Meet Your New Manager

Chuck Reed had his biggest moment as mayor yet when he selected now-former Los Gatos Town Manager Debra Figone as his new city manager last week. Figone's selection was a bit rushed and caught everyone off-guard, but a Reed staffer assures us that she sailed through with a unanimous vote in closed session. Figone, who has served Los Gatos for the last seven years, has 38 years of public service and is a native of San Jose. She tells Fly that she sees the city's structural budget challenges, vacancies in the senior staff and infrastructure issues as her three most pressing challenges as she comes in. "But," she adds, "there's no shortage of issues." And where does she stand of the strong vs. weak city manager debate that followed the mayor into office? "Clearly, the mayor's philosophy about his desire to have a professional city manager and his value of a professional city manager was an important part of my decision," she says.

Lean Machines

Last week's Bike to Work Day got more than 25,000 Silicon Valley commuters out of their cars and on their bikes. Corinne Winter, Silicon Valley Bicycle Coalition executive director, says this is almost twice as many participants as last year, not counting 500 volunteers, 40 rest stations and a big blow out Bike Away from Work Bash at Gordon Biersch. "The Silicon Valley Leadership Group's participation really helped," says Winter. "They challenged their members to participate. We had 50 elected officials and business leaders encouraging their employees to bike to work, distributing information at their workplaces and hosting energizer stations. That really brought in more people." More importantly, how did San Jose City Councilmen Sam Liccardo and Pete Constant manage to ride a tandem bike to their City Hall workplace? "It was a challenge," Liccardo says, "but we were able to pull it off because Pete leans to the right and I lean to the left."

Tension Mounts

It wasn't so much the 30 to 40 protesters gathered in front of the San Jose Hall of Justice last Tuesday afternoon to protest one more account of police misconduct. It's more that the SJPD brass has not come up with any sort of compelling response to these incidents involving claims of rough police conduct that seem to be popping up all over in San Jose lately. This time the issue was an incident two months ago involving 18–year–old Marlo Custodio, an Evergreen High School student. He claims that he was asked by an officer to step out of his parked truck, and when he didn't comply fast enough, the officer dragged him out of the vehicle, choked him and kneed him in the face.
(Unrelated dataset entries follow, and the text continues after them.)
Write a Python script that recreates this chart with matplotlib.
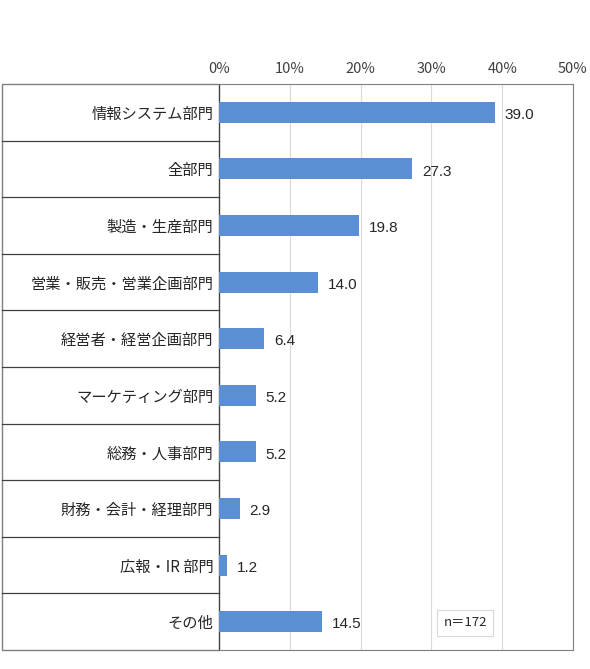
import matplotlib
matplotlib.use('Agg')
import matplotlib.pyplot as plt
import matplotlib.ticker as mticker
from matplotlib.patches import Rectangle
import numpy as np

plt.rcParams['font.family'] = ['Noto Sans CJK JP', 'DejaVu Sans']

CATEGORIES = ["情報システム部門", "全部門", "製造・生産部門", "営業・販売・営業企画部門",
              "経営者・経営企画部門", "マーケティング部門", "総務・人事部門",
              "財務・会計・経理部門", "広報・IR 部門", "その他"]
VALUES = [39.0, 27.3, 19.8, 14.0, 6.4, 5.2, 5.2, 2.9, 1.2, 14.5]
XTICKS = [0, 10, 20, 30, 40, 50]
N_LABEL = "n＝172"

BAR = "#5B8ED2"
GRID = "#D9D9D9"
FRAME = "#7F7F7F"
TXT = "#262626"

fig = plt.figure(figsize=(5.9, 6.69), dpi=100)
ax = fig.add_axes([219/590, 1-650/669, (573-219)/590, (650-84)/669])

y = np.arange(len(CATEGORIES))
ax.barh(y, VALUES, height=0.37, color=BAR, zorder=3)
ax.set_xlim(0, 50)
ax.set_ylim(len(CATEGORIES)-0.5, -0.5)
ax.set_xticks(XTICKS)
ax.xaxis.set_major_formatter(mticker.FuncFormatter(lambda v, _: f"{v:.0f}%"))
ax.xaxis.tick_top()
ax.tick_params(axis="x", length=0, pad=6, labelsize=10.5, colors="#404040")
ax.set_yticks(y)
ax.set_yticklabels(CATEGORIES, fontsize=11, color=TXT)
ax.tick_params(axis="y", length=0, pad=4)
ax.grid(axis="x", color=GRID, linewidth=0.8, zorder=0)

for sp in ["top", "right", "bottom"]:
    ax.spines[sp].set_color(FRAME)
ax.spines["left"].set_color("#404040")

for yi, v in zip(y, VALUES):
    ax.annotate(f"{v:.1f}", (v, yi), xytext=(7, -2), textcoords="offset points",
                ha="left", va="center", fontsize=11, color=TXT, family="Liberation Sans")

# left label column: separators and outer frame
x0 = -(219-2)/354
trans = ax.get_yaxis_transform()
for b in np.arange(0.5, len(CATEGORIES)-0.5, 1.0):
    ax.plot([x0, 0], [b, b], transform=trans, color="#404040", linewidth=0.9, clip_on=False)
ax.add_patch(Rectangle((x0, 0), -x0, 1, transform=ax.transAxes, fill=False,
                       edgecolor=FRAME, linewidth=1.0, clip_on=False))

ax.text(0.695, 0.048, N_LABEL, transform=ax.transAxes, ha="center", va="center",
        fontsize=9.5, color=TXT,
        bbox=dict(boxstyle="square,pad=0.5", facecolor="white", edgecolor=GRID, linewidth=0.8))

fig.savefig("out.png", dpi=100, facecolor="white")
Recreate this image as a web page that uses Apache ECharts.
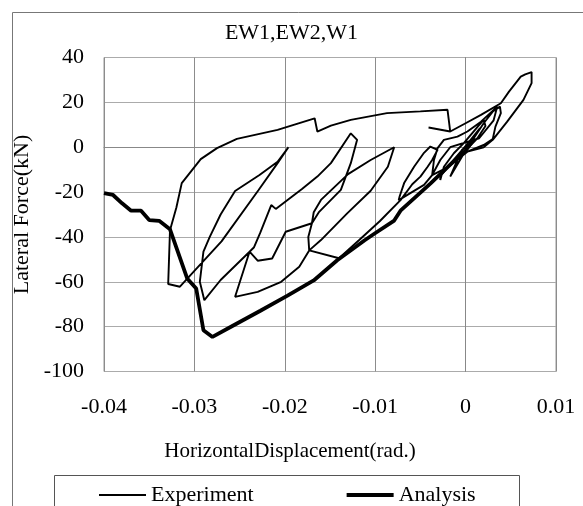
<!DOCTYPE html>
<html>
<head>
<meta charset="utf-8">
<title>EW1,EW2,W1</title>
<script src="https://cdn.jsdelivr.net/npm/echarts@6/dist/echarts.min.js"></script>
<style>
    html, body {
        margin: 0;
        padding: 0;
        background: #fff;
    }
    #chart {
        width: 583px;
        height: 506px;
    }
</style>
</head>
<body>
<div id="chart"></div>
<script>
// axis ticks
const xTicks = [-0.04, -0.03, -0.02, -0.01, 0, 0.01];
const yTicks = [-100, -80, -60, -40, -20, 0, 20, 40];

// [displacement (rad.), lateral force (kN)]
const experiment = [
    [-0.0041, 8.8], [-0.0017, 7], [0, 10.7], [0.0017, 14.4], [0.0039, 19.6], [0.0048, 24.8],
    [0.0061, 31.5], [0.0066, 32.5], [0.0073, 33.5], [0.0073, 28.6], [0.0064, 21.1], [0.0046, 11.4],
    [0.003, 3.3], [0.002, 0], [0.0002, -2],
    // small cycles round the origin
    [-0.0008, -4], [-0.0017, -8], [-0.0012, -6.5], [-0.0002, -0.5], [0.0008, 4.5], [0.0016, 8.5],
    [0.0012, 6.5], [0.0002, 1.5], [-0.0013, -5.5], [-0.0028, -13], [-0.0028, -14.6], [-0.0024, -8.7],
    [-0.0013, -2.7], [-0.0002, 1.8], [0.0013, 9], [0.002, 12.2], [0.0022, 9.5], [0.0013, 4],
    [0, -1.5], [-0.0017, -13.1], [-0.0009, -5.7], [-0.0004, -1.2], [0.0004, 1],
    [0.002, 10.7], [0.003, 15.9], [0.0038, 18.1], [0.0039, 15.2], [0.0033, 9.2], [0.003, 3.6],
    [0.002, 1], [0.0002, -2], [-0.002, -9], [-0.0037, -12.4], [-0.0035, -5.7], [-0.0031, -0.4],
    [-0.0024, 3.3], [-0.0009, 4.7], [0.0002, 7], [0.0017, 11.4], [0.0035, 18.1], [0.0031, 12],
    [0.0015, 4], [-0.0017, 0], [-0.0028, -5.7], [-0.0037, -12.4], [-0.0046, -16.8], [-0.0074, -23.6],
    [-0.0073, -22], [-0.0068, -16], [-0.0057, -8.7], [-0.0046, -2.5], [-0.0039, 0.3], [-0.0031, -1.2],
    [-0.0037, -5.7], [-0.0042, -8.7], [-0.005, -13.1], [-0.0059, -16.5], [-0.0072, -23.6],
    [-0.0095, -33], [-0.0118, -41.5], [-0.014, -49.5], [-0.0173, -46],
    // loops to -0.017 .. -0.013
    [-0.016, -41.4], [-0.0131, -29.5], [-0.0105, -19.4], [-0.0086, -8.7], [-0.0079, 0],
    [-0.0105, -5.7], [-0.013, -12], [-0.016, -23.5], [-0.0168, -29], [-0.017, -33.9],
    [-0.0162, -28.8], [-0.0138, -19], [-0.0127, -7.1], [-0.012, 3.3], [-0.0127, 6.2],
    [-0.0149, -7.1], [-0.0164, -13.1], [-0.0181, -18.6], [-0.021, -27.5], [-0.0215, -25.8],
    [-0.0227, -38], [-0.0234, -44.6], [-0.0239, -46.6], [-0.023, -50.6], [-0.0214, -49.6],
    [-0.0199, -37.7], [-0.017, -33.9], [-0.0174, -40], [-0.0173, -46], [-0.0184, -53.3],
    [-0.0204, -60], [-0.023, -64.5], [-0.0255, -66.7], [-0.0239, -46.6], [-0.0271, -59.2],
    [-0.0289, -68.2], [-0.0294, -60], [-0.029, -46.6], [-0.0283, -40], [-0.0271, -30],
    [-0.0255, -19.5], [-0.0228, -12.4], [-0.0208, -6.5], [-0.0196, 0], [-0.0208, -7.1],
    [-0.0229, -19.1], [-0.027, -42], [-0.0316, -62.2], [-0.0329, -61], [-0.0327, -37],
    [-0.032, -27], [-0.0314, -16], [-0.0293, -5.3], [-0.0275, -0.4], [-0.0253, 3.7],
    [-0.0208, 7.7], [-0.0167, 12.9], [-0.0164, 7], [-0.0149, 9.6], [-0.0127, 12.2],
    [-0.0087, 15.2], [-0.005, 16], [-0.002, 16.7], [-0.0017, 7]
];

const analysis = [
    [-0.04, -20.5], [-0.039, -21.3], [-0.038, -25], [-0.037, -28.3], [-0.0359, -28.3],
    [-0.035, -32.5], [-0.0339, -32.8], [-0.0327, -36.6], [-0.0308, -58.5], [-0.0298, -63],
    [-0.029, -81.6], [-0.028, -84.6], [-0.0257, -79.5], [-0.0227, -72.9], [-0.0197, -66.2],
    [-0.0168, -59.4], [-0.0142, -50.4], [-0.0112, -41.6], [-0.0101, -38.6], [-0.0079, -32.7],
    [-0.0072, -28.3], [-0.0039, -16.2], [-0.0015, -7], [0, -1.5], [0.0008, 3]
];

const font = 'Liberation Serif';
const myChart = echarts.init(document.getElementById('chart'));

const option = {
    animation: false,
    backgroundColor: '#fff',
    title: {
        text: 'EW1,EW2,W1',
        left: 'center',
        top: 22,
        padding: 0,
        textStyle: { fontFamily: font, fontSize: 22, fontWeight: 'normal', color: '#000' }
    },
    legend: {
        left: 99,
        top: 484,
        padding: 0,
        itemWidth: 47,
        itemHeight: 14,
        itemGap: 93,
        textStyle: { fontFamily: font, fontSize: 22, color: '#000' },
        data: [
            { name: 'Experiment', icon: 'path://M0,0H47V1.8H0Z' },
            { name: 'Analysis', icon: 'path://M0,0H47V4H0Z' }
        ]
    },
    grid: {
        left: 104,
        top: 57.5,
        width: 452,
        height: 314,
        show: true,
        borderColor: '#999',
        borderWidth: 1
    },
    xAxis: {
        type: 'value',
        min: xTicks[0],
        max: xTicks[xTicks.length - 1],
        interval: 0.01,
        name: 'HorizontalDisplacement(rad.)',
        nameLocation: 'middle',
        nameGap: 69,
        nameTextStyle: { fontFamily: font, fontSize: 21, color: '#000', padding: [0, 80, 0, 0] },
        axisLine: { show: true, lineStyle: { color: '#888' } },
        axisTick: { show: false },
        axisLabel: {
            margin: 25,
            fontFamily: font,
            fontSize: 22,
            color: '#000',
            formatter: v => String(+v.toFixed(2))
        },
        splitLine: { show: true, lineStyle: { color: '#8c8c8c' } }
    },
    yAxis: {
        type: 'value',
        min: yTicks[0],
        max: yTicks[yTicks.length - 1],
        interval: 20,
        name: 'Lateral Force(kN)',
        nameLocation: 'middle',
        nameGap: 61,
        nameTextStyle: { fontFamily: font, fontSize: 22, color: '#000' },
        axisLine: { show: true, lineStyle: { color: '#888' } },
        axisTick: { show: false },
        axisLabel: { margin: 20, fontFamily: font, fontSize: 22, color: '#000' },
        splitLine: { show: true, lineStyle: { color: '#ababab' } }
    },
    graphic: [
        {
            type: 'rect',
            silent: true,
            z: -1,
            shape: { x: 12.5, y: 12.5, width: 700, height: 700 },
            style: { fill: 'transparent', stroke: '#777', lineWidth: 1 }
        },
        {
            type: 'rect',
            silent: true,
            shape: { x: 54.5, y: 475.5, width: 465, height: 60 },
            style: { fill: 'transparent', stroke: '#555', lineWidth: 1 }
        }
    ],
    series: [
        {
            name: 'Experiment',
            type: 'line',
            data: experiment,
            symbol: 'none',
            color: '#000',
            lineStyle: { width: 1.9, color: '#000' }
        },
        {
            name: 'Analysis',
            type: 'line',
            data: analysis,
            symbol: 'none',
            color: '#000',
            lineStyle: { width: 3.8, color: '#000' }
        }
    ]
};
myChart.setOption(option);
</script>
</body>
</html>
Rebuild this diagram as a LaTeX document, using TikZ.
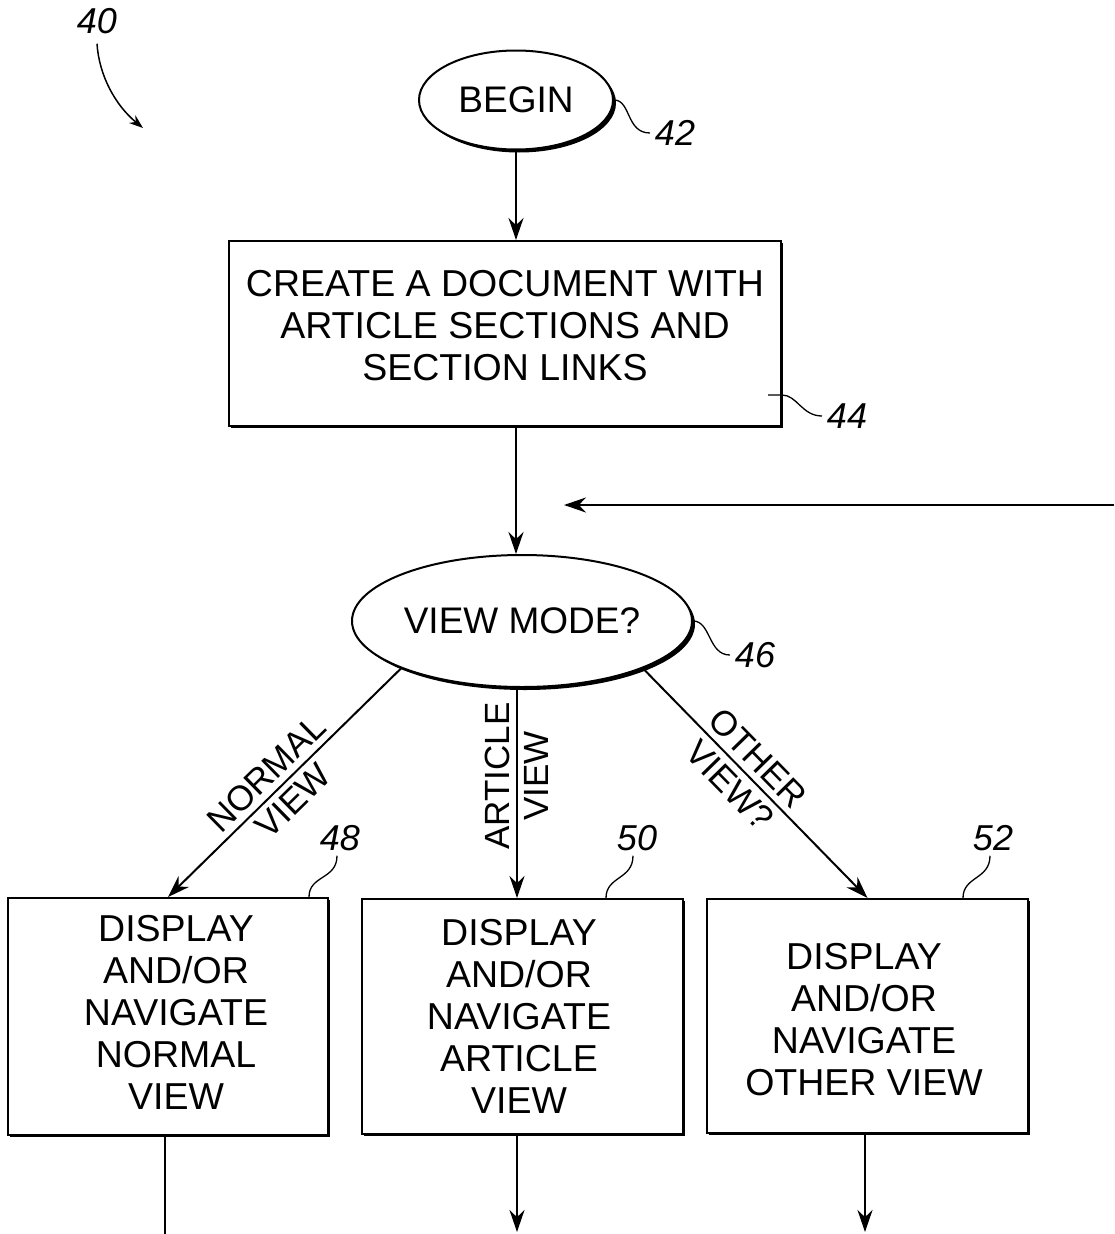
\documentclass[tikz,border=0pt]{standalone}
\usepackage{fontspec}
\setmainfont{Liberation Sans}
\usetikzlibrary{arrows.meta,shapes.geometric,shadows}

\begin{document}
\begin{tikzpicture}[x=1pt,y=-1pt,
  line width=2pt,
  every node/.style={inner sep=0pt},
  txt/.style={font=\fontsize{37.5}{42}\selectfont, align=center},
  lbl/.style={font=\fontsize{35}{40}\selectfont, inner sep=6pt},
  refnum/.style={font=\fontsize{36}{40}\selectfont\itshape, inner sep=4pt},
  procbox/.style={draw, fill=white,
    drop shadow={shadow xshift=2pt, shadow yshift=-2pt, fill=black, opacity=1}},
  term/.style={ellipse, draw, fill=white, font=\fontsize{37}{42}\selectfont,
    drop shadow={shadow xshift=3pt, shadow yshift=-3pt, fill=black, opacity=1}},
  arr/.style={-{Stealth[length=22pt,width=15pt]}},
  leader/.style={line width=1.3pt},
]
\useasboundingbox (0,0) rectangle (1114,1234);

% terminal and decision ellipses
\node[term, minimum width=194pt, minimum height=99pt] (begin) at (516,100) {BEGIN};
\node[term, minimum width=340pt, minimum height=132pt] (vm) at (522,621) {VIEW MODE?};

% process boxes
\node[procbox, minimum width=552pt, minimum height=185pt] (b44) at (505,333.5) {};
\node[txt] (t44) at (505,326) {CREATE A DOCUMENT WITH\\ARTICLE SECTIONS AND\\SECTION LINKS};

\node[procbox, minimum width=320pt, minimum height=237pt] (b48) at (168,1016.5) {};
\node[txt] (t48) at (176,1012) {DISPLAY\\AND/OR\\NAVIGATE\\NORMAL\\VIEW};

\node[procbox, minimum width=321pt, minimum height=235pt] (b50) at (522.5,1016.5) {};
\node[txt] (t50) at (519,1016) {DISPLAY\\AND/OR\\NAVIGATE\\ARTICLE\\VIEW};

\node[procbox, minimum width=321pt, minimum height=234pt] (b52) at (867.5,1016) {};
\node[txt] (t52) at (864,1020) {DISPLAY\\AND/OR\\NAVIGATE\\OTHER VIEW};

% main flow
\draw[arr] (begin.south) -- (begin.south |- b44.north);
\draw[arr] (b44.south -| begin.south) -- (vm.north -| begin.south);

% return path entering from the right
\coordinate (ret) at (1114,505);
\coordinate (retEnd) at (564,505);
\draw[arr] (ret) -- (retEnd);

% branches out of the decision
\draw[arr] (vm.south west) --
  node[lbl, sloped, above, pos=0.52] {NORMAL}
  node[lbl, sloped, below, pos=0.52] {VIEW} (b48.north);

\coordinate (mid) at (517,0);
\draw[arr] (vm.south -| mid) --
  node[lbl, rotate=90, anchor=south, pos=0.42] {ARTICLE}
  node[lbl, rotate=90, anchor=north, pos=0.42] {VIEW} (b50.north -| mid);

\draw[arr] (vm.south east) --
  node[lbl, sloped, above, pos=0.45] {OTHER}
  node[lbl, sloped, below, pos=0.45] {VIEW?} (b52.north);

% outgoing lines at the bottom
\coordinate (e48) at (165,1234);
\coordinate (e50) at (517,1232);
\coordinate (e52) at (865,1232);
\draw (b48.south -| e48) -- (e48);
\draw[arr] (b50.south -| e50) -- (e50);
\draw[arr] (b52.south -| e52) -- (e52);

% reference numerals and leaders
\node[refnum] (n40) at (97,21) {40};
\coordinate (a40) at (143,128);
\draw[line width=1.5pt, -{Stealth[length=14pt,width=10pt]}]
  ([yshift=-5pt]n40.south) .. controls (99,75) and (115,105) .. (a40);

\node[refnum] (n42) at (675,133) {42};
\draw[leader] (begin.east) .. controls +(17,0) and +(-24,0) .. (n42.west);

\node[refnum] (n44) at (847,416) {44};
\coordinate (l44) at (768,395);
\draw[leader] (l44) -- +(14,0) .. controls +(15,0) and +(-20,0) .. (n44.west);

\node[refnum] (n46) at (755,655) {46};
\draw[leader] (vm.east) .. controls +(18,0) and +(-22,0) .. (n46.west);

\node[refnum] (n48) at (340,838) {48};
\draw[leader] ([xshift=-20pt]b48.north east) .. controls +(0,-22) and +(0,24) .. ([xshift=-3pt]n48.south);

\node[refnum] (n50) at (637,838) {50};
\draw[leader] ([xshift=-78pt]b50.north east) .. controls +(0,-22) and +(0,24) .. ([xshift=-4pt]n50.south);

\node[refnum] (n52) at (993,838) {52};
\draw[leader] ([xshift=-66pt]b52.north east) .. controls +(0,-22) and +(0,24) .. ([xshift=-3pt]n52.south);
\end{tikzpicture}
\end{document}
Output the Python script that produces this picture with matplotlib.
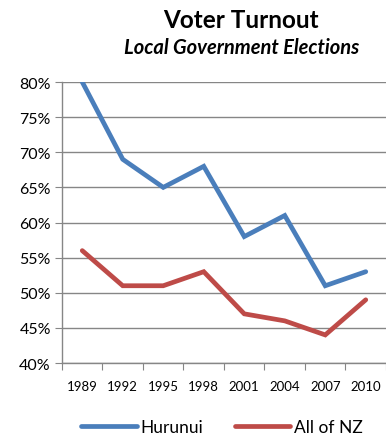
import matplotlib
matplotlib.use('Agg')
import matplotlib.pyplot as plt
from matplotlib.ticker import FixedLocator, NullFormatter, FuncFormatter
import numpy as np

# 数据
years = ['1989', '1992', '1995', '1998', '2001', '2004', '2007', '2010']
hurunui = [80, 69, 65, 68, 58, 61, 51, 53]
all_nz = [56, 51, 51, 53, 47, 46, 44, 49]

plt.rcParams['font.family'] = ['Lato', 'DejaVu Sans']

fig = plt.figure(figsize=(3.86, 4.39), dpi=100)
ax = fig.add_axes([0.1606, 0.1708, 0.8394, 0.6401])

x = np.arange(len(years))
l1, = ax.plot(x, hurunui, color='#4A7EBB', linewidth=3.4, solid_capstyle='round', solid_joinstyle='miter')
l2, = ax.plot(x, all_nz, color='#BE4B48', linewidth=3.4, solid_capstyle='round', solid_joinstyle='miter')

ax.set_xlim(-0.5, len(years) - 0.5)
ax.set_ylim(40, 80)
ax.set_yticks(np.arange(40, 81, 5))
ax.yaxis.set_major_formatter(FuncFormatter(lambda v, p: '%d%%' % v))
ax.grid(axis='y', color='#868686', linewidth=1.0)
ax.set_axisbelow(True)

# x轴刻度在类别之间
ax.xaxis.set_major_locator(FixedLocator(np.arange(-0.5, len(years), 1)))
ax.xaxis.set_major_formatter(NullFormatter())
ax.xaxis.set_minor_locator(FixedLocator(x))
ax.set_xticklabels(years, minor=True)
ax.tick_params(axis='x', which='minor', length=0, pad=12, labelsize=9.5)
ax.tick_params(axis='x', which='major', length=5, color='#868686', direction='out')
ax.tick_params(axis='y', length=5, color='#868686', direction='out', labelsize=11.5, pad=3)

for s in ['top', 'right']:
    ax.spines[s].set_visible(False)
for s in ['left', 'bottom']:
    ax.spines[s].set_color('#868686')
    ax.spines[s].set_linewidth(1.0)

fig.text(0.625, 0.953, 'Voter Turnout', ha='center', va='center', fontsize=17.5, fontweight='bold')
fig.text(0.627, 0.89, 'Local Government Elections', ha='center', va='center', fontsize=14.5,
         fontweight='bold', style='italic')

fig.legend([l1, l2], ['Hurunui', 'All of NZ'], loc='center', bbox_to_anchor=(0.575, 0.025), ncol=2,
           frameon=False, fontsize=12.5, handlelength=3.2, handletextpad=0.2, columnspacing=1.8)

fig.savefig('out.png', dpi=100)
When Custodio's family members, his mother, 50–year-old Marilou, and his brother, 25–year–old Romel, arrived at the scene, they say they received similar treatment: Marilou Custodio's head was allegedly slammed against a police car three times; Romel Custodio was tackled and tasered for more than 40 seconds. The department says there's no indication that the officers did anything wrong. All three family members now face criminal charges. The Custodio family's allegations are unnervingly similar to those of Armando Castro, an Independence High School student who faces a felony after being arrested for sitting on a golf cart, and the allegations of 65-year-old Concepcion Calderon, who says his head was bashed into a squad car after he questioned the detention of his son. Rob Davis, is there something going on we should know about?